Collins and Goff on euthanasia

Judith Collins and Phil Goff in Stuff on euthanasia. First Collins:

I, like other Kiwis, watched as Lucretia Seales fought bravely in court for her right to die at a time of her choosing, with help from her GP.

Like many others, I wondered why it got this far.  I wonder how many other Kiwis have died of a terminal illness and been helped – a lot – with morphine on their way out of this world.

Seales fought for the right to die without fear that her GP might be hauled before the courts because of her wishes.

In the past, Parliament has voted against voluntary .  Primarily, this is because the private member’s bills that have put it to Parliament have been full of holes and could have opened the elderly, in particular, to abuse.

Maybe it’s time for Parliament to revisit this with a carefully thought out bill that protects those doctors who carry out the well-considered wishes of their terminally ill patients.

Any such legislation should protect against any pressure brought on a terminally ill or disabled person.  Many MPs rightly worry about the ill and aged believing themselves to be a burden on their families and feeling obliged to ask their doctors for help.  Exactly who would be able to take this route or why are vexed questions.

By her sheer determination and courage, Seales showed   it was her wish to pass when and how she wanted.  It’s very clear that no one was pressuring her. She made a plea for dignity and control over her own death.

 

Goff agrees:

Why did Lecretia Seales have to fight in vain for the right to decide how she died?

Stricken with a terminal brain tumour, she did not want to die in pain or after having  lost control of her body. She wanted to say her farewells with human dignity.  If she felt her condition was too much to bear, she wanted the right to say enough.

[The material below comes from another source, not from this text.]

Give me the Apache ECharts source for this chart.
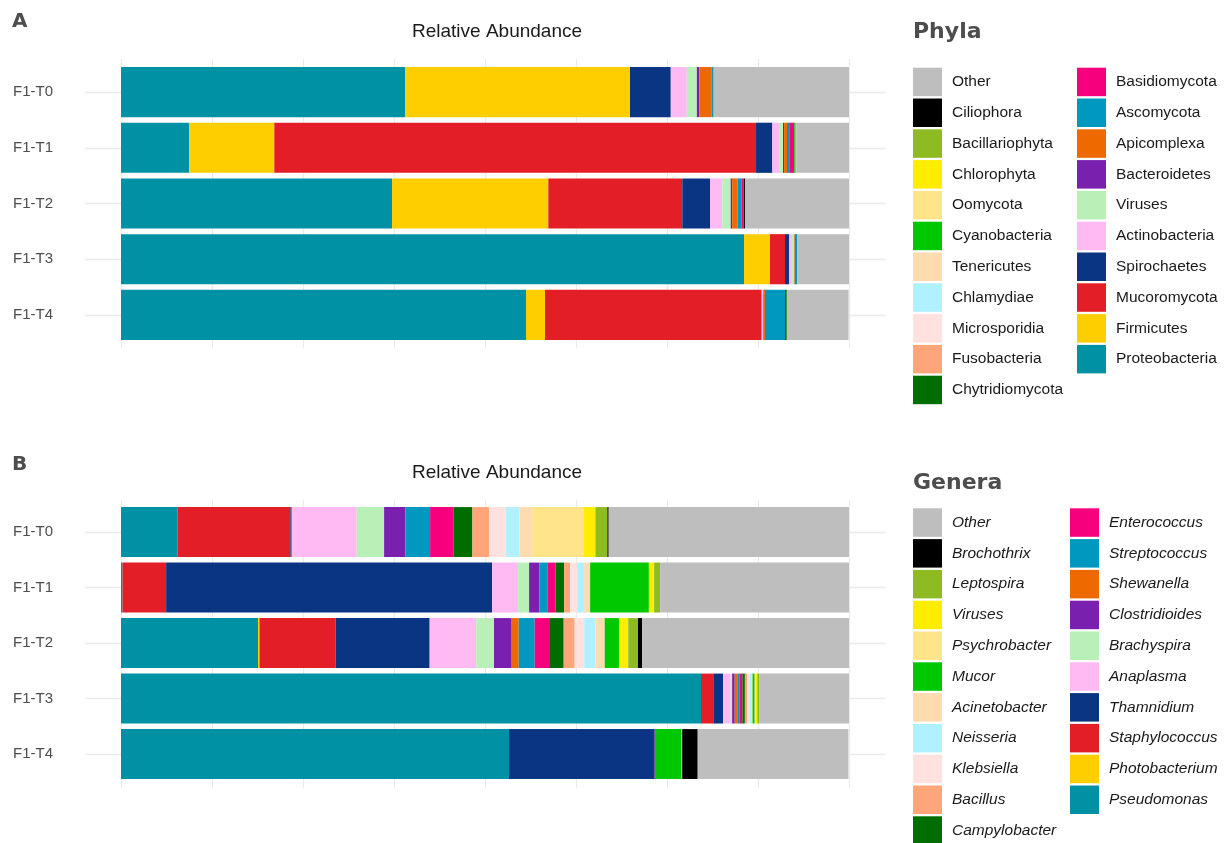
<!DOCTYPE html>
<html>
<head>
<meta charset="utf-8">
<script src="https://cdn.jsdelivr.net/npm/echarts@6/dist/echarts.min.js"></script>
<style>
  html, body { margin: 0; padding: 0; background: #ffffff; }
  #chart { width: 1230px; height: 843px; }
</style>
</head>
<body>
<div id="chart"></div>
<script>
// Samples, top to bottom
const samples = ['F1-T0', 'F1-T1', 'F1-T2', 'F1-T3', 'F1-T4'];

// Taxa in stacking order (left to right along each bar)
const phyla = ['Proteobacteria', 'Firmicutes', 'Mucoromycota', 'Spirochaetes', 'Actinobacteria',
  'Viruses', 'Bacteroidetes', 'Apicomplexa', 'Ascomycota', 'Basidiomycota', 'Chytridiomycota',
  'Fusobacteria', 'Microsporidia', 'Chlamydiae', 'Tenericutes', 'Cyanobacteria', 'Oomycota',
  'Chlorophyta', 'Bacillariophyta', 'Ciliophora', 'Other'];
const genera = ['Pseudomonas', 'Photobacterium', 'Staphylococcus', 'Thamnidium', 'Anaplasma',
  'Brachyspira', 'Clostridioides', 'Shewanella', 'Streptococcus', 'Enterococcus', 'Campylobacter',
  'Bacillus', 'Klebsiella', 'Neisseria', 'Acinetobacter', 'Mucor', 'Psychrobacter',
  'Viruses', 'Leptospira', 'Brochothrix', 'Other'];

// Shared fill colours, same order as the taxa lists
const palette = ['#0091A4', '#FFCE00', '#E41E26', '#093582', '#FFB9F3', '#B8F0B8', '#7920AF',
  '#EE6A00', '#0098BF', '#F7007E', '#006D00', '#FFA57A', '#FFE1E0', '#AFF1FF', '#FFDBB0',
  '#00C800', '#FFE48A', '#FFED00', '#8FBB22', '#000000', '#BEBEBE'];

// Relative abundance of each phylum per sample
const phylaT0 = [0.3905, 0.3087, 0, 0.0560, 0.0220, 0.0138, 0.0036, 0.0170, 0.0025, 0, 0,
  0, 0, 0, 0, 0, 0, 0, 0, 0, 0.1864];
const phylaT1 = [0.0938, 0.1168, 0.6617, 0.0224, 0.0091, 0.0055, 0.0015, 0.0040, 0.0040, 0.0045, 0.0018,
  0, 0, 0, 0, 0.0012, 0, 0, 0.0013, 0, 0.0742];
const phylaT2 = [0.3723, 0.2147, 0.1840, 0.0381, 0.0169, 0.0115, 0.0020, 0.0073, 0.0055, 0.0025, 0.0010,
  0, 0, 0, 0, 0, 0, 0, 0, 0.0014, 0.1429];
const phylaT3 = [0.8558, 0.0357, 0.0206, 0.0055, 0.0040, 0.0030, 0, 0.0010, 0.0034, 0, 0,
  0, 0, 0, 0, 0, 0, 0, 0, 0, 0.0710];
const phylaT4 = [0.5563, 0.0261, 0.2977, 0, 0.0020, 0, 0, 0.0025, 0.0275, 0, 0.0025,
  0, 0, 0, 0, 0, 0, 0, 0, 0, 0.0848];

// Relative abundance of each genus per sample
const generaT0 = [0.0779, 0, 0.1547, 0.0019, 0.0893, 0.0376, 0.0292, 0, 0.0340, 0.0320, 0.0261,
  0.0229, 0.0233, 0.0183, 0.0179, 0, 0.0710, 0.0155, 0.0165, 0.0018, 0.3301];
const generaT1 = [0.0020, 0, 0.0600, 0.4478, 0.0357, 0.0151, 0.0142, 0, 0.0115, 0.0105, 0.0119,
  0.0083, 0.0096, 0.0096, 0.0082, 0.0807, 0, 0.0072, 0.0083, 0, 0.2596];
const generaT2 = [0.1882, 0.0020, 0.1047, 0.1291, 0.0640, 0.0244, 0.0233, 0.0106, 0.0219, 0.0211, 0.0188,
  0.0151, 0.0132, 0.0151, 0.0129, 0.0196, 0, 0.0128, 0.0134, 0.0055, 0.2843];
const generaT3 = [0.7967, 0, 0.0169, 0.0133, 0.0106, 0.0020, 0.0035, 0.0035, 0.0035, 0.0035, 0.0035,
  0.0030, 0.0030, 0.0025, 0.0020, 0.0030, 0.0010, 0.0025, 0.0025, 0, 0.1241];
const generaT4 = [0.5330, 0, 0, 0.1991, 0, 0, 0.0012, 0, 0, 0, 0,
  0, 0, 0, 0, 0.0364, 0, 0, 0.0012, 0.0213, 0.2070];

const phylaRows = [phylaT0, phylaT1, phylaT2, phylaT3, phylaT4];
const generaRows = [generaT0, generaT1, generaT2, generaT3, generaT4];

const SANS = '"Liberation Sans", Arial, Helvetica, sans-serif';
const GRID_COLOR = '#ebebeb';

function stackSeries(names, rows, stack, axisIndex) {
  return names.map((name, k) => ({
    name: name,
    type: 'bar',
    stack: stack,
    xAxisIndex: axisIndex,
    yAxisIndex: axisIndex,
    barCategoryGap: '10%',
    itemStyle: { color: palette[k] },
    emphasis: { disabled: true },
    data: rows.map(r => r[k])
  }));
}

// Legend columns list taxa in reverse stacking order
function legendColumn(names, from, to, left, top, italic) {
  const items = [];
  for (let k = from; k >= to; k--) {
    items.push({ name: names[k], itemStyle: { color: palette[k] } });
  }
  return {
    orient: 'vertical', left: left, top: top, height: 420, padding: 0,
    itemWidth: 29, itemHeight: 28.5, itemGap: 2.3,
    selectedMode: false, icon: 'rect',
    textStyle: { fontFamily: SANS, fontSize: 15.5, color: '#1a1a1a',
      fontStyle: italic ? 'italic' : 'normal', padding: [0, 0, 0, 5] },
    data: items
  };
}

function sampleAxes(gridIndex) {
  const ticks = { show: true, length: 36, alignWithLabel: true,
    lineStyle: { color: GRID_COLOR, width: 1.3 } };
  return [
    { type: 'category', gridIndex: gridIndex, data: samples, inverse: true,
      axisLine: { show: false }, axisTick: ticks, splitLine: { show: false },
      axisLabel: { margin: 68, color: '#4d4d4d', fontSize: 15, fontFamily: SANS } },
    { type: 'category', gridIndex: gridIndex, position: 'right', data: samples, inverse: true,
      axisLine: { show: false }, axisTick: ticks, axisLabel: { show: false } }
  ];
}

function abundanceAxis(gridIndex, withLines) {
  return { type: 'value', gridIndex: gridIndex, min: 0, max: 1, interval: 0.125,
    show: withLines, axisLine: { show: false }, axisTick: { show: false },
    axisLabel: { show: false },
    splitLine: { show: withLines, lineStyle: { color: GRID_COLOR, width: 1.2 } } };
}

function heading(text, x, y, font, color, align) {
  return { type: 'text', x: x, y: y, silent: true,
    style: { text: text, font: font, fill: color, align: align || 'left', verticalAlign: 'middle' } };
}

const chart = echarts.init(document.getElementById('chart'), null, { renderer: 'canvas' });

chart.setOption({
  animation: false,
  backgroundColor: '#ffffff',
  grid: [
    { left: 121, width: 728, top: 64.2, height: 278.6 },   // phyla bars
    { left: 121, width: 728, top: 59, height: 289 },       // phyla background lines
    { left: 121, width: 728, top: 504.3, height: 277.5 },  // genera bars
    { left: 121, width: 728, top: 500, height: 288 }       // genera background lines
  ],
  xAxis: [
    abundanceAxis(0, false),
    abundanceAxis(1, true),
    abundanceAxis(2, false),
    abundanceAxis(3, true)
  ],
  // 0,1: phyla sample axes; 2,3: genera sample axes; 4,5: background grids
  yAxis: [
    ...sampleAxes(0),
    ...sampleAxes(2),
    { type: 'value', gridIndex: 1, show: false },
    { type: 'value', gridIndex: 3, show: false }
  ],
  legend: [
    legendColumn(phyla, 20, 10, 913, 67.7, false),
    legendColumn(phyla, 9, 0, 1077, 67.7, false),
    legendColumn(genera, 20, 10, 913, 508.3, true),
    legendColumn(genera, 9, 0, 1070, 508.3, true)
  ],
  graphic: [
    heading('A', 12, 22, 'bold 20px "DejaVu Sans"', '#4d4d4d'),
    heading('Relative Abundance', 497, 32, '19px ' + SANS, '#1a1a1a', 'center'),
    heading('Phyla', 913, 32, 'bold 22px "DejaVu Sans"', '#4d4d4d'),
    heading('B', 12, 465, 'bold 20px "DejaVu Sans"', '#4d4d4d'),
    heading('Relative Abundance', 497, 473, '19px ' + SANS, '#1a1a1a', 'center'),
    heading('Genera', 913, 483, 'bold 22px "DejaVu Sans"', '#4d4d4d')
  ],
  series: [
    ...stackSeries(phyla, phylaRows, 'phyla', 0),
    ...stackSeries(genera, generaRows, 'genera', 2)
  ]
});
</script>
</body>
</html>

There is nothing in law that says we cannot take our own lives but for a doctor to assist another to die even in these circumstances is a crime.  It shouldn’t be.

With palliative care, most of us can die without pain and with dignity, letting nature take its course.  Where this is not possible, people should have the right to choose for themselves when to bring suffering to an end.

What we need is a bill to be introduced. I believe it would have overwhelming public support, and so long as there were strong safeguards, would get a significant majority in Parliament to pass it.